A well informed bird told me it is some Macallan’s malt in these bottles (teaspooned), let’s try those old sherried dram. Let’s be honest a minute, that clearly the oldest Macallan’s I ever tasted and I’ll probable ever taste!
Speyside 30yo 1988-2019 (53.7%, Le Gus’t, Sherry Butt, cask #15A/105, 510 bottles)
Colour: Deep gold with ebony hues.
Nose: Buttery and creamy start, it’s round and dry with a gentle smoke veil. Nutmeg, leather, dusty books, roasted coffee beans, citruses freshness, bitter chocolate, raisins, candied plums and hints of tannins.
Mouth: The alcohol integration is perfect and the texture is very thick and oily, wrapping every part of your mouth. Bitter chocolate, marzipan, raisins, a lot of waxy notes, noble wood, cappuccino, leather, old cigar box, acacia honey, candied orange zest, old library notes, white pepper, cinnamon, roasted coffee beans and hints of cloves with a powerful citruses freshness.
Finish: Long. Leather, nutmeg, candied orange zest, bitter cocoa, noble wood adding a lot of dryness to counterbalance the initial roundness of the finish. There is also white pepper, cinnamon, citruses freshness and some delicate hints of ginger with some acidulous woody notes.
That’s clearly a wonderful old school sherried dram. This perfect alcohol integration paired with this old school dry and acidulous sherried profile is just golden! I could honestly drink that all the evening long… everyday.
Speyside 32yo 1988-2021 (55.3%, Le Gus’t, Sherry Butt, cask #50, 609 bottles)
Colour: Ebony with elegant copper shades.
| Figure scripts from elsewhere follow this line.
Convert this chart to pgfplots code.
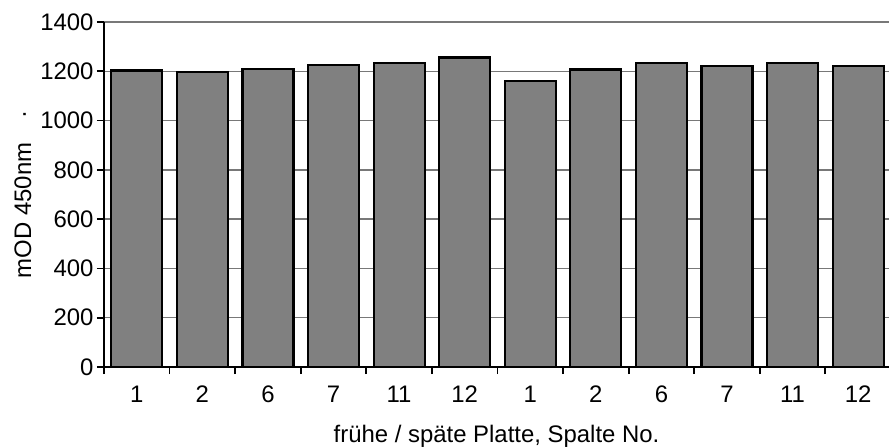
\documentclass[border=0pt]{standalone}
\usepackage{fontspec}
\setmainfont{Liberation Sans}
\usepackage{pgfplots}
\pgfplotsset{compat=1.18}
\definecolor{barfill}{RGB}{128,128,128}
\definecolor{gridgray}{RGB}{120,120,120}
\begin{document}
\begin{tikzpicture}
\useasboundingbox (0,0) rectangle (889bp,448bp);
\begin{axis}[
  at={(104bp,81bp)}, anchor=south west,
  scale only axis, width=785bp, height=345bp,
  xmin=-0.5, xmax=11.47, ymin=0, ymax=1400,
  axis x line=bottom, axis y line=left,
  axis line style={-, black, line width=2bp},
  xtick={0,...,11},
  xticklabels={1,2,6,7,11,12,1,2,6,7,11,12},
  minor xtick={-0.5,0.5,...,10.5},
  major x tick style={draw=none},
  minor x tick style={black, line width=1.8bp},
  minor tick length=7bp,
  ytick={0,200,...,1400},
  y tick style={black, line width=1.8bp},
  major tick length=7bp,
  tick align=outside,
  ymajorgrids,
  major grid style={gridgray, line width=1.3bp},
  font=\fontsize{24}{28}\selectfont,
  tick label style={font=\fontsize{24}{28}\selectfont},
  xticklabel style={text height=17bp, text depth=0bp, anchor=north, yshift=-8bp},
  /pgf/number format/assume math mode=true,
  /pgf/number format/1000 sep={},
  xlabel={frühe / späte Platte, Spalte No.},
  ylabel={mOD 450nm\hspace{1em}·},
  ylabel style={yshift=2bp},
  xlabel style={yshift=-16bp},
  ybar, bar width=51bp,
]
\addplot[fill=barfill, draw=black, line width=2.2bp] coordinates {
  (0,1203) (1,1197) (2,1210) (3,1225) (4,1233) (5,1256)
  (6,1160) (7,1207) (8,1235) (9,1223) (10,1233) (11,1222)
};
\end{axis}
\end{tikzpicture}
\end{document}
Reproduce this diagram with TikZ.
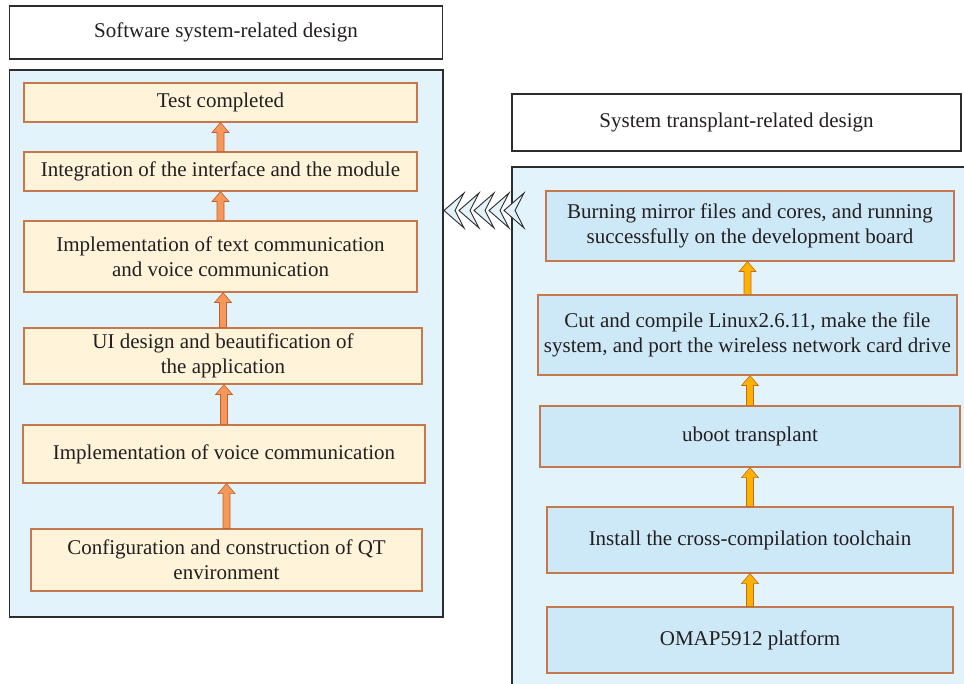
\documentclass[tikz,border=0pt]{standalone}
\usepackage{fontspec}
\setmainfont{Liberation Serif}
\usetikzlibrary{calc}
\definecolor{panelblue}{RGB}{226,243,251}
\definecolor{stepcream}{RGB}{255,244,218}
\definecolor{stepblue}{RGB}{205,233,247}
\definecolor{stepedge}{RGB}{196,120,76}
\definecolor{arrowL}{RGB}{247,152,88}
\definecolor{arrowLedge}{RGB}{190,95,45}
\definecolor{arrowR}{RGB}{255,176,0}
\definecolor{arrowRedge}{RGB}{185,110,30}
\definecolor{inkgray}{RGB}{35,31,32}
\definecolor{framegray}{RGB}{45,45,45}

% block arrow from the top of #2 up to the bottom of #3
\newcommand{\steparrow}[3]{%
  \path[#1] let \p1=(#2.north), \p2=(#3.south) in
    (\x1-3.5pt,\y1) -- (\x1-3.5pt,\y2-10pt) -- (\x1-8.5pt,\y2-10pt) -- (\x1,\y2)
    -- (\x1+8.5pt,\y2-10pt) -- (\x1+3.5pt,\y2-10pt) -- (\x1+3.5pt,\y1) -- cycle;}

\begin{document}
\begin{tikzpicture}[x=1pt, y=-1pt,
    every node/.style={font=\fontsize{21}{25}\selectfont, text=inkgray},
    hdr/.style={draw=framegray, line width=1.2pt, fill=white, align=center, inner sep=2pt},
    panel/.style={draw=framegray, line width=1.2pt, fill=panelblue, inner sep=0pt},
    swstep/.style={draw=stepedge, line width=1.1pt, fill=stepcream, align=center, inner sep=2pt},
    osstep/.style={draw=stepedge, line width=1.1pt, fill=stepblue, align=center, inner sep=2pt},
    swarrow/.style={draw=arrowLedge, line width=0.6pt, fill=arrowL},
    osarrow/.style={draw=arrowRedge, line width=0.6pt, fill=arrowR},
    chevron/.style={draw=framegray, line width=0.9pt, fill=panelblue, line join=miter}
  ]
    \useasboundingbox (0,0) rectangle (964,684);

    % software side
    \node[hdr, minimum width=433pt, minimum height=53pt] (swhead) at (226,32.5) {Software system-related design};
    \node[panel, minimum width=433.5pt, minimum height=547pt] (swpanel) at (226.25,343.5) {};
    \node[swstep, minimum width=393pt, minimum height=39pt] (sw1) at (220.5,102.5) {Test completed};
    \node[swstep, minimum width=393pt, minimum height=39pt] (sw2) at (220.5,171.5) {Integration of the interface and the module};
    \node[swstep, minimum width=393pt, minimum height=71pt] (sw3) at (220.5,256.5) {Implementation of text communication\\and voice communication};
    \node[swstep, minimum width=398pt, minimum height=56pt] (sw4) at (223,356) {UI design and beautification of\\the application};
    \node[swstep, minimum width=402pt, minimum height=58pt] (sw5) at (224,454) {Implementation of voice communication};
    \node[swstep, minimum width=391pt, minimum height=62pt] (sw6) at (226.5,560) {Configuration and construction of QT\\environment};

    \steparrow{swarrow}{sw2}{sw1}
    \steparrow{swarrow}{sw3}{sw2}
    \steparrow{swarrow}{sw4}{sw3}
    \steparrow{swarrow}{sw5}{sw4}
    \steparrow{swarrow}{sw6}{sw5}

    % transplant side
    \node[hdr, minimum width=449pt, minimum height=57pt] (oshead) at (736.5,122.5) {System transplant-related design};
    \node[panel, minimum width=454pt, minimum height=519pt] (ospanel) at (739,426.5) {};
    \node[osstep, minimum width=408pt, minimum height=70pt] (os1) at (750,226) {Burning mirror files and cores, and running\\successfully on the development board};
    \node[osstep, minimum width=419pt, minimum height=80pt] (os2) at (747.5,335) {Cut and compile Linux2.6.11, make the file\\system, and port the wireless network card drive};
    \node[osstep, minimum width=420pt, minimum height=61pt] (os3) at (750,436.5) {uboot transplant};
    \node[osstep, minimum width=406pt, minimum height=66pt] (os4) at (750,540) {Install the cross-compilation toolchain};
    \node[osstep, minimum width=406pt, minimum height=66pt] (os5) at (750,640) {OMAP5912 platform};

    \steparrow{osarrow}{os2}{os1}
    \steparrow{osarrow}{os3}{os2}
    \steparrow{osarrow}{os4}{os3}
    \steparrow{osarrow}{os5}{os4}

    % chevrons between the two panels
    \foreach \i in {0,...,4}
      \filldraw[chevron] (444+15*\i,210.5) -- ++(20,-17.5) -- ++(-9,17.5) -- ++(9,17.5) -- cycle;
\end{tikzpicture}
\end{document}
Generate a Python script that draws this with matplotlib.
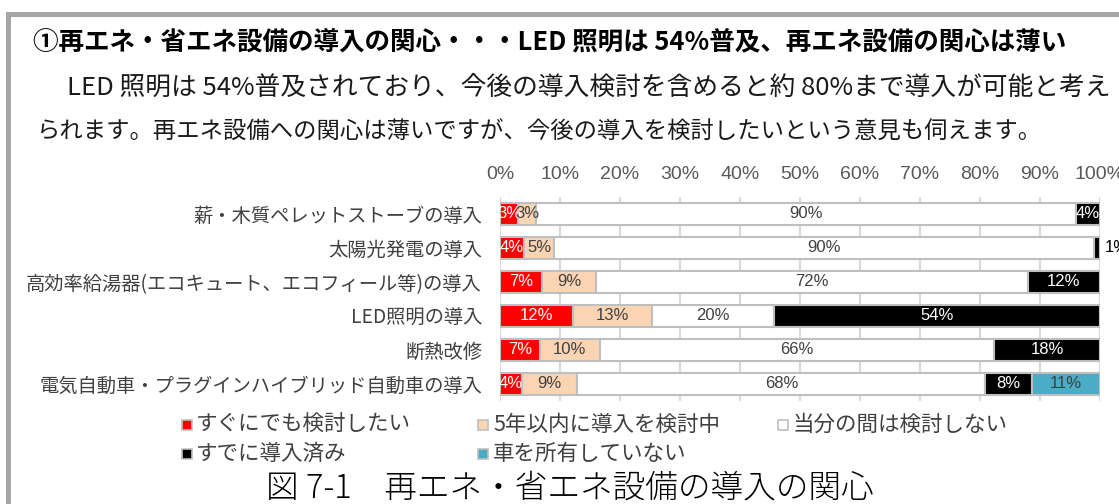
import matplotlib
matplotlib.use("Agg")
import matplotlib.pyplot as plt
from matplotlib import font_manager
from matplotlib.patches import Rectangle

plt.rcParams['font.family'] = ['Noto Sans CJK JP', 'DejaVu Sans']

# ---- data ----
categories = [
    "薪・木質ペレットストーブの導入",
    "太陽光発電の導入",
    "高効率給湯器(エコキュート、エコフィール等)の導入",
    "LED照明の導入",
    "断熱改修",
    "電気自動車・プラグインハイブリッド自動車の導入",
]
series_names = ["すぐにでも検討したい", "5年以内に導入を検討中", "当分の間は検討しない",
                "すでに導入済み", "車を所有していない"]
soon = [3.0, 4.0, 7.0, 12.2, 6.6, 3.6]
within5 = [3.0, 5.0, 9.0, 13.1, 10.0, 9.3]
not_now = [90.0, 90.0, 72.0, 20.4, 65.8, 68.0]
done = [4.0, 1.0, 12.0, 54.3, 17.6, 7.8]
no_car = [0.0, 0.0, 0.0, 0.0, 0.0, 11.3]
tick_values = [0, 10, 20, 30, 40, 50, 60, 70, 80, 90, 100]
tick_labels = ["0%", "10%", "20%", "30%", "40%", "50%", "60%", "70%", "80%", "90%", "100%"]

series = [soon, within5, not_now, done, no_car]
colors = ["#ff0000", "#fbd4b4", "#ffffff", "#000000", "#4bacc6"]
text_colors = ["white", "#404040", "#404040", "white", "#404040"]

names = {f.name for f in font_manager.fontManager.ttflist}
narrow = 'Liberation Sans Narrow' if 'Liberation Sans Narrow' in names else 'Liberation Sans'

W, H = 1119, 504
fig = plt.figure(figsize=(W / 100, H / 100), dpi=100)
fig.patch.set_facecolor("white")


def fx(x):
    return x / W


def fy(y):
    return 1 - y / H


# frame lines of the text box
fig.add_artist(Rectangle((fx(6), fy(504)), fx(5), fy(12) - fy(504),
                         transform=fig.transFigure, color="#a6a6a6", lw=0))
fig.add_artist(Rectangle((fx(6), fy(17)), 1, fy(12) - fy(17),
                         transform=fig.transFigure, color="#a6a6a6", lw=0))

# heading and body text
fig.text(fx(33), fy(42), "①再エネ・省エネ設備の導入の関心・・・LED 照明は 54%普及、再エネ設備の関心は薄い",
         fontsize=18.4, fontweight="bold", color="black", va="center", ha="left")
fig.text(fx(67), fy(88), "LED 照明は 54%普及されており、今後の導入検討を含めると約 80%まで導入が可能と考え",
         fontsize=18.5, color="#1a1a1a", va="center", ha="left")
fig.text(fx(37), fy(131), "られます。再エネ設備への関心は薄いですが、今後の導入を検討したいという意見も伺えます。",
         fontsize=16.8, color="#1a1a1a", va="center", ha="left")

# chart
ax = fig.add_axes([fx(500), fy(401), fx(600), fy(197) - fy(401)])
y = list(range(len(categories)))
left = [0.0] * len(categories)
for vals, col, tcol in zip(series, colors, text_colors):
    ax.barh(y, vals, left=left, height=0.62, color=col, edgecolor="#bfbfbf",
            linewidth=1.5, zorder=3)
    for i, v in enumerate(vals):
        if v <= 0:
            continue
        if v < 2:
            ax.text(100.8, i, f"{v:.0f}%", ha="left", va="center", color="black",
                    fontsize=12, family=narrow, zorder=4, clip_on=False)
        else:
            ax.text(left[i] + v / 2, i, f"{v:.0f}%", ha="center", va="center",
                    color=tcol, fontsize=12, family=narrow, zorder=4)
    left = [l + v for l, v in zip(left, vals)]

ax.set_xlim(0, 100)
ax.set_ylim(len(categories) - 0.5, -0.5)
ax.set_yticks(y)
ax.set_yticklabels(categories, fontsize=13.9, color="#404040")
ax.set_xticks(tick_values)
ax.set_xticklabels(tick_labels, fontsize=14, color="#595959", family=narrow)
ax.xaxis.tick_top()
ax.tick_params(axis="x", length=0, pad=10)
ax.tick_params(axis="y", length=0, pad=13)
ax.grid(axis="x", color="#d9d9d9", linewidth=1.5, zorder=0)
ax.set_axisbelow(True)
for s in ax.spines.values():
    s.set_visible(False)

# legend
leg_items = [
    (182, 425, 196, 0), (478, 425, 493, 1), (778, 425, 793, 2),
    (182, 454, 196, 3), (478, 454, 493, 4),
]
for sx, cy, tx, k in leg_items:
    fig.add_artist(Rectangle((fx(sx), fy(cy + 5)), fx(10), fy(cy - 5) - fy(cy + 5),
                             transform=fig.transFigure, facecolor=colors[k],
                             edgecolor="#bfbfbf", lw=1.2))
    fig.text(fx(tx), fy(cy), series_names[k], fontsize=15.5, color="#404040",
             va="center", ha="left")

# caption
fig.text(fx(570), fy(488), "図 7-1　再エネ・省エネ設備の導入の関心", fontsize=23.5,
         color="black", va="center", ha="center", fontweight="light")

fig.savefig("out.png", dpi=100)
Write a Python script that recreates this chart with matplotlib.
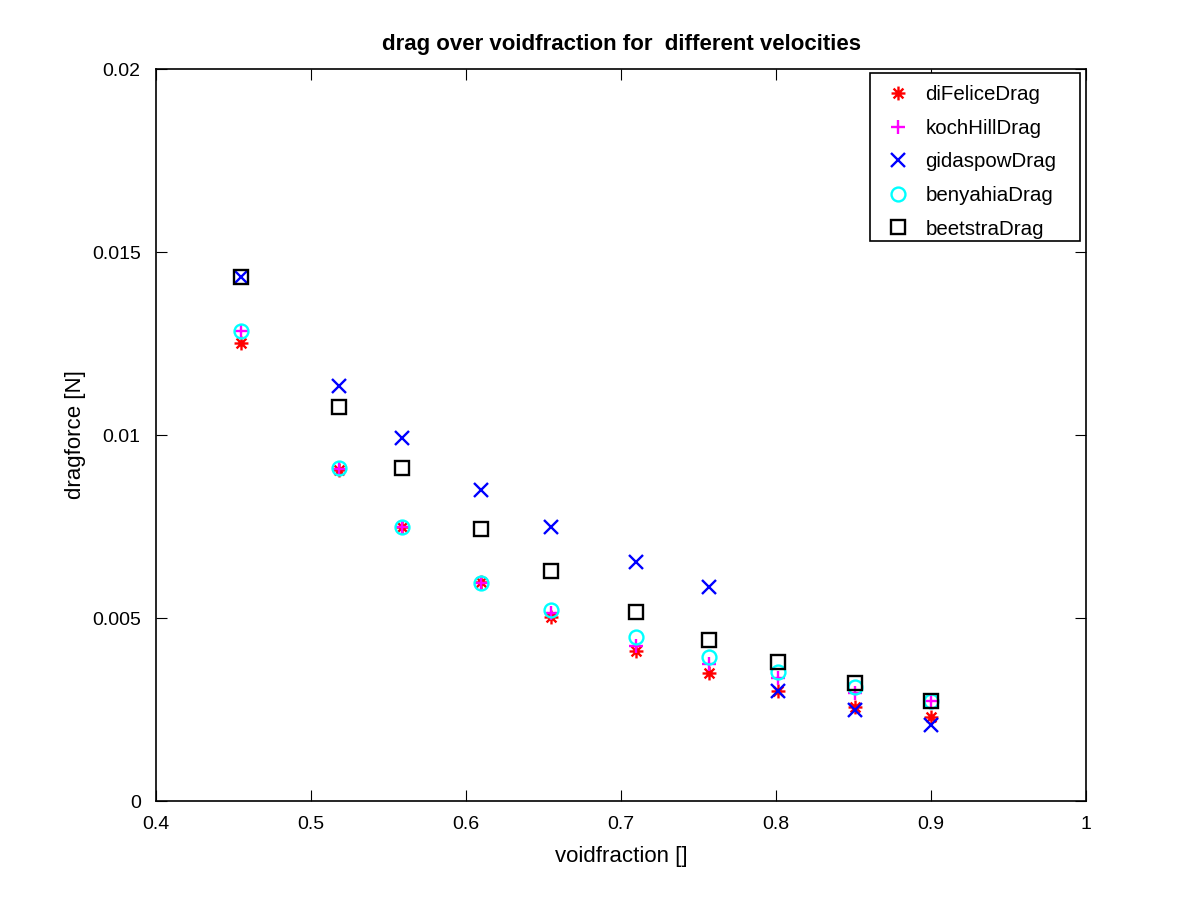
import matplotlib
matplotlib.use("Agg")
import matplotlib.pyplot as plt
from matplotlib.path import Path
from matplotlib.patches import Rectangle

plt.rcParams["font.family"] = ["Liberation Sans", "DejaVu Sans"]

voidfraction = [0.455, 0.518, 0.559, 0.610, 0.655, 0.710, 0.757, 0.801, 0.851, 0.900]

difelice = [0.01252, 0.00905, 0.00749, 0.00598, 0.00502, 0.00410, 0.00351, 0.00301, 0.00258, 0.00229]
kochhill = [0.01284, 0.00908, 0.00748, 0.00596, 0.00515, 0.00424, 0.00373, 0.00336, 0.00295, 0.00272]
gidaspow = [0.01432, 0.01134, 0.00991, 0.00850, 0.00749, 0.00652, 0.00586, 0.00301, 0.00249, 0.00208]
benyahia = [0.01284, 0.00910, 0.00749, 0.00596, 0.00522, 0.00449, 0.00394, 0.00352, 0.00312, 0.00273]
beetstra = [0.01432, 0.01077, 0.00910, 0.00742, 0.00628, 0.00517, 0.00440, 0.00381, 0.00322, 0.00273]

# octave style asterisk: plus and cross on top of each other
d = 0.707
asterisk = Path(
    [(-1, 0), (1, 0), (0, -1), (0, 1), (-d, -d), (d, d), (-d, d), (d, -d)],
    [Path.MOVETO, Path.LINETO] * 4,
)

series = [
    ("diFeliceDrag", difelice, asterisk, "red"),
    ("kochHillDrag", kochhill, "+", "magenta"),
    ("gidaspowDrag", gidaspow, "x", "blue"),
    ("benyahiaDrag", benyahia, "o", "cyan"),
    ("beetstraDrag", beetstra, "s", "black"),
]

fig = plt.figure(figsize=(12, 9), dpi=100)
ax = fig.add_axes([0.13, 0.11, 0.775, 0.8133])

for name, vals, marker, color in series:
    ax.plot(
        voidfraction,
        vals,
        linestyle="none",
        marker=marker,
        markersize=10,
        markeredgewidth=1.7,
        fillstyle="none",
        markeredgecolor=color,
        color=color,
        label=name,
    )

ax.set_xlim(0.4, 1.0)
ax.set_ylim(0, 0.02)
ax.set_xticks([0.4, 0.5, 0.6, 0.7, 0.8, 0.9, 1.0])
ax.set_xticklabels(["0.4", "0.5", "0.6", "0.7", "0.8", "0.9", "1"])
ax.set_yticks([0, 0.005, 0.01, 0.015, 0.02])
ax.set_yticklabels(["0", "0.005", "0.01", "0.015", "0.02"])
ax.tick_params(direction="in", top=True, right=True, length=8, labelsize=14, pad=11)
for spine in ax.spines.values():
    spine.set_linewidth(1.2)

ax.set_xlabel("voidfraction []", fontsize=16, labelpad=9)
ax.set_ylabel("dragforce [N]", fontsize=16, labelpad=4)
ax.set_title("drag over voidfraction for  different velocities", fontsize=16, fontweight="bold", pad=14)

# octave draws a wider legend box than the entries need, so the frame is its own patch
box_left, box_right, box_bottom, box_top = 0.7677, 0.9935, 0.765, 0.9945
frame = Rectangle(
    (box_left, box_bottom),
    box_right - box_left,
    box_top - box_bottom,
    transform=ax.transAxes,
    facecolor="white",
    edgecolor="black",
    linewidth=1.2,
    zorder=4,
)
ax.add_patch(frame)

leg = ax.legend(
    loc="upper left",
    bbox_to_anchor=(box_left, 0.9904),
    borderaxespad=0,
    fontsize=14.8,
    frameon=False,
    borderpad=0.45,
    labelspacing=0.71,
    handletextpad=0.45,
    handlelength=1.8,
)
leg.set_zorder(5)

fig.savefig("out.png", dpi=100)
Nose: No alcohol presence at all, you can litteraly stick your nose inside for minutes without any problems. At first smell you can already say that we are trying an old school, old sherry. It’s powerful and the profile is nicely integrated. There is a lot of citruses adding freshness, tangerines jam, , dusty leather, raisins, old library, Rapadura sugar, apricots jam, nutmeg, mushrooms and yeast that make me directly think about similarities with OBE notes! (By the way there is no real OBE here since it was just bottled months ago)
Tasted blindly I would have said that it’s an old 60/70s sherry 30yo dram, in some ways it clearly reminds me of an old Longmorn from those years.
Mouth: The alcohol integration is perfect and the texture is very thick and oily, coating every part of your gums and palate! It’s very powerful, concentrated sherry notes with a powerful citruses and pine wood freshness. White pepper, cream, noble wood, dark chocolate, acacia honey, waxy notes, apricots and tangerines jams, candied tangerine zest adding some astringence and hints of dryness to the profile, nutmeg, leather, chalk, dusty books and in the end of the mouth that typical wood acidity again paired with a nice wood freshness.
All of those are like layers slowly adding to the profile like a firework slowly growing till the finale!
Finish: Long. Noble wood, wood acidity, citruses and pine wood freshness, caramel, apricots jam, plums jam and some hints of delicate wood smoke paired with cold ashes.
It’s like being in an old kitchen where apricot and tangerine jams were been prepared in copper cauldrons on a fire.
The perfect balance between dryness, astringence, roundness, mineral notes and freshness. I can’t find any flaws and to be honest they pushed the complexity one step ahead on this one. It’s clearly one of the best release from the past years in my opinion. Hats off, can’t say anything else, good job guys as always!
The first bottling was already a monster, but this last one just add another layer on top of everything and that’s just crazy.
I’m really amazed by the fact that I just drank two >30yo Macallan today for just a fraction of what it’s now worth, as always Le Gus’t team is releasing an amazing product at an amazing Quality/price rating, kudos to you guys, can’t wait for the next releases!
Oh, and by the way the answer of the title question is : BOTH of course!